### LISTED RECORDS ###

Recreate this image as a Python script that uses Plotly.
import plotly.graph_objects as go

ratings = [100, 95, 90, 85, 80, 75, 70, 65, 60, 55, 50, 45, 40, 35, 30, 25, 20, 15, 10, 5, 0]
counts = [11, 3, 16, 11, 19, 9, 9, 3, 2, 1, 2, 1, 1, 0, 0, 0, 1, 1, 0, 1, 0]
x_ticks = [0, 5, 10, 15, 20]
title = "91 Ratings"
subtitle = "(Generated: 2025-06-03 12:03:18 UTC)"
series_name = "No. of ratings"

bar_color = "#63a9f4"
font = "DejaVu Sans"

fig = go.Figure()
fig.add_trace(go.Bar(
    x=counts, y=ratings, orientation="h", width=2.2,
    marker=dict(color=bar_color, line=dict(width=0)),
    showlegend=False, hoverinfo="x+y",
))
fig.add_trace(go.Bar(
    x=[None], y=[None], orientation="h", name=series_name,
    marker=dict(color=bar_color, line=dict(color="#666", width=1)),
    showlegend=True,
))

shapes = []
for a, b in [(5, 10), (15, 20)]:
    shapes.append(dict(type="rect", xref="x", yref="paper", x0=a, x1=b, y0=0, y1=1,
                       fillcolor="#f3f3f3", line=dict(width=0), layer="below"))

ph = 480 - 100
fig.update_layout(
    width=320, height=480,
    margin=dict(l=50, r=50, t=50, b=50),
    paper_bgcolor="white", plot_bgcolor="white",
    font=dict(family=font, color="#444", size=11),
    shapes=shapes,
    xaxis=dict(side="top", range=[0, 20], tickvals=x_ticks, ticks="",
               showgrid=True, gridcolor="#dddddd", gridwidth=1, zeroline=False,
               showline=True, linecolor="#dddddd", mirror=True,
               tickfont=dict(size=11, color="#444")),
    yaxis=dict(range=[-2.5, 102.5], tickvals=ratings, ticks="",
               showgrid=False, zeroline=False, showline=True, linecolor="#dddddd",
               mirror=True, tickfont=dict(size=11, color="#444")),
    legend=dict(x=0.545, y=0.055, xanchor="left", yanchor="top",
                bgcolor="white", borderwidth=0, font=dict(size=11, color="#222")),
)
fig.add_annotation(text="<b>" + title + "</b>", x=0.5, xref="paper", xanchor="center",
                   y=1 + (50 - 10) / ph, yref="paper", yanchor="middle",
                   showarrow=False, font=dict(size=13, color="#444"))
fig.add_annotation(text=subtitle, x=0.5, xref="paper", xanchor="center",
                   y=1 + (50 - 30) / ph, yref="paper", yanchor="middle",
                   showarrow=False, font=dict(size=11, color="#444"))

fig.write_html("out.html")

###
### LISTED RECORDS ###

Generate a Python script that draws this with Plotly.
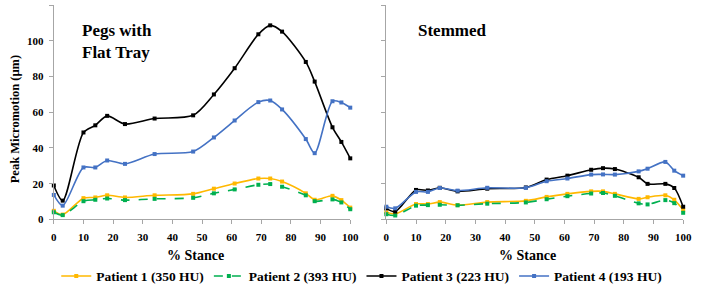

###
### LISTED RECORDS ###

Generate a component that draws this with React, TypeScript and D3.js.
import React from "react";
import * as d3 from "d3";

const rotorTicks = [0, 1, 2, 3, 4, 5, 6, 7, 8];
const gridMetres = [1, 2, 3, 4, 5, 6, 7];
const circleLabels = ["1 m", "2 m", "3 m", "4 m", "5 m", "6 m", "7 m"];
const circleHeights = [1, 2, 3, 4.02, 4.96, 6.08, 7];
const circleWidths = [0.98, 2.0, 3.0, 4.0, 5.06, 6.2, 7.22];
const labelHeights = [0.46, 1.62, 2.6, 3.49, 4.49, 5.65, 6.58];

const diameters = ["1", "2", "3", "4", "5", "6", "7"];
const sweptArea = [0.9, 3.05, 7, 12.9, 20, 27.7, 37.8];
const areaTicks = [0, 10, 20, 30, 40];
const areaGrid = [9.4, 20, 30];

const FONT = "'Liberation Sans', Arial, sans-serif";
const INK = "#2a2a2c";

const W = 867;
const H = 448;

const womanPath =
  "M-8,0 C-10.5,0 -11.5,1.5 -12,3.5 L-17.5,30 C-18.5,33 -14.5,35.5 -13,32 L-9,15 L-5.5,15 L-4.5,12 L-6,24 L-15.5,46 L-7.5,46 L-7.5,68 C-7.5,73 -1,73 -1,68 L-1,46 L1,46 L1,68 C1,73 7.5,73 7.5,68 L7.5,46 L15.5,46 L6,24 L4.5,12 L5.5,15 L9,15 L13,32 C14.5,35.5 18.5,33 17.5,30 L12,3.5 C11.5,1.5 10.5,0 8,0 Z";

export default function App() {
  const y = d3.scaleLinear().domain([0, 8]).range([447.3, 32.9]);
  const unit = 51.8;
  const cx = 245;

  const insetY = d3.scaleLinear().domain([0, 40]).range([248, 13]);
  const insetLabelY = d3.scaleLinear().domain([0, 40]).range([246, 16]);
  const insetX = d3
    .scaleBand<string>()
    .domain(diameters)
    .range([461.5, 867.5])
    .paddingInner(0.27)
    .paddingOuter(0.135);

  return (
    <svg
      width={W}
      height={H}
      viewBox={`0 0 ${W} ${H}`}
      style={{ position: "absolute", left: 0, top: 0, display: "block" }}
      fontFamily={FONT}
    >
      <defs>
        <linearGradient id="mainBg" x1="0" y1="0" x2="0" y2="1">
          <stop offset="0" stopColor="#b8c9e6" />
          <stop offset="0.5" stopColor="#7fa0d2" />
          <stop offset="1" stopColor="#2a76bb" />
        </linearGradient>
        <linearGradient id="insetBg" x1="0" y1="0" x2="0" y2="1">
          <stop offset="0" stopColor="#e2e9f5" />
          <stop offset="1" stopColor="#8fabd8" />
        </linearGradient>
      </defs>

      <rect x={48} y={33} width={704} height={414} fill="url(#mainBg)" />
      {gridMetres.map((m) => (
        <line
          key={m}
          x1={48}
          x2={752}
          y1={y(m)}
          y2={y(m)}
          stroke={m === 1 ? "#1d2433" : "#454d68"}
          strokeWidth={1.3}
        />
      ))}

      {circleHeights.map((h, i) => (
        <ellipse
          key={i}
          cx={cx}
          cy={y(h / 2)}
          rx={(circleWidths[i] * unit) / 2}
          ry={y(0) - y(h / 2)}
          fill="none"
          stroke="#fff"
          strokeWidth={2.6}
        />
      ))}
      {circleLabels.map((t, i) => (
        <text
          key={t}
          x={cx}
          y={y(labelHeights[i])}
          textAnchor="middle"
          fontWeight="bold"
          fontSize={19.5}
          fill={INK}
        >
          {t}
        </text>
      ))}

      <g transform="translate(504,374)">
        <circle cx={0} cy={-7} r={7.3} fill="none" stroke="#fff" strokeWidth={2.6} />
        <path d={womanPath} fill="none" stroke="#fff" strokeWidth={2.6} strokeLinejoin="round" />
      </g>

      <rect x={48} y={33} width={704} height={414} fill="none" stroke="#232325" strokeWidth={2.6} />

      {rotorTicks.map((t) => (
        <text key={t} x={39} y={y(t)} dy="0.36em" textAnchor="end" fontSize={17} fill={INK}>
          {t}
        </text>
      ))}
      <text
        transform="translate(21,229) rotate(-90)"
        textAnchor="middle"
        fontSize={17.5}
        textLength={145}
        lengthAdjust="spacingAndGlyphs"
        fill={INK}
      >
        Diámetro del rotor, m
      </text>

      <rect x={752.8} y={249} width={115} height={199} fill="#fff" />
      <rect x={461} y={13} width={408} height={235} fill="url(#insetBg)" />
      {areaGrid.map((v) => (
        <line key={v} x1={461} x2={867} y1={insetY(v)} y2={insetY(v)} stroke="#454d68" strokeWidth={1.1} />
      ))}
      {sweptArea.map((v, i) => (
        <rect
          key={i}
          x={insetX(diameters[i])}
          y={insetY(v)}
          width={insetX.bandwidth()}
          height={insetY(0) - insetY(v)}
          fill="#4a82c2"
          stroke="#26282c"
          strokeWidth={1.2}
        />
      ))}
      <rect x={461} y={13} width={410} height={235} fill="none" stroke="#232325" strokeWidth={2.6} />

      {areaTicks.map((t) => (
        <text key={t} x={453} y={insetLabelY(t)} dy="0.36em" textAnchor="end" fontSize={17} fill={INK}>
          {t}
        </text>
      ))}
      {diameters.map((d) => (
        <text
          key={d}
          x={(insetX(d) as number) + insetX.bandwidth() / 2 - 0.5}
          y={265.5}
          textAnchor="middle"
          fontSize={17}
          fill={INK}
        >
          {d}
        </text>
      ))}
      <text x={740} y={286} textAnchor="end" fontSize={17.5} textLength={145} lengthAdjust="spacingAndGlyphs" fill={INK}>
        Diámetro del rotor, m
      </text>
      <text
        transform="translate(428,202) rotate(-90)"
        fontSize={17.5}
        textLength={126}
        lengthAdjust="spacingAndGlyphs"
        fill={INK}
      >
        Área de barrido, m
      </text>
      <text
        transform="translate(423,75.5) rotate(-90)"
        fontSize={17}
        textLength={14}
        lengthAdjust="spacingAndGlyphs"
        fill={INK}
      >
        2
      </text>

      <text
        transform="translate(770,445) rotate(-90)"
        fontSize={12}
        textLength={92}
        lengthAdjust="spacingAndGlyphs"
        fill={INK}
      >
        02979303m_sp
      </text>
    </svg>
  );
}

###

Each line from the line containing "Generate a component" through the line containing "import * as" is to be transcribed exactly, and no other line.

## ANSWER TO THE TASK
Generate a component that draws this with React, TypeScript and D3.js.
import React from "react";
import * as d3 from "d3";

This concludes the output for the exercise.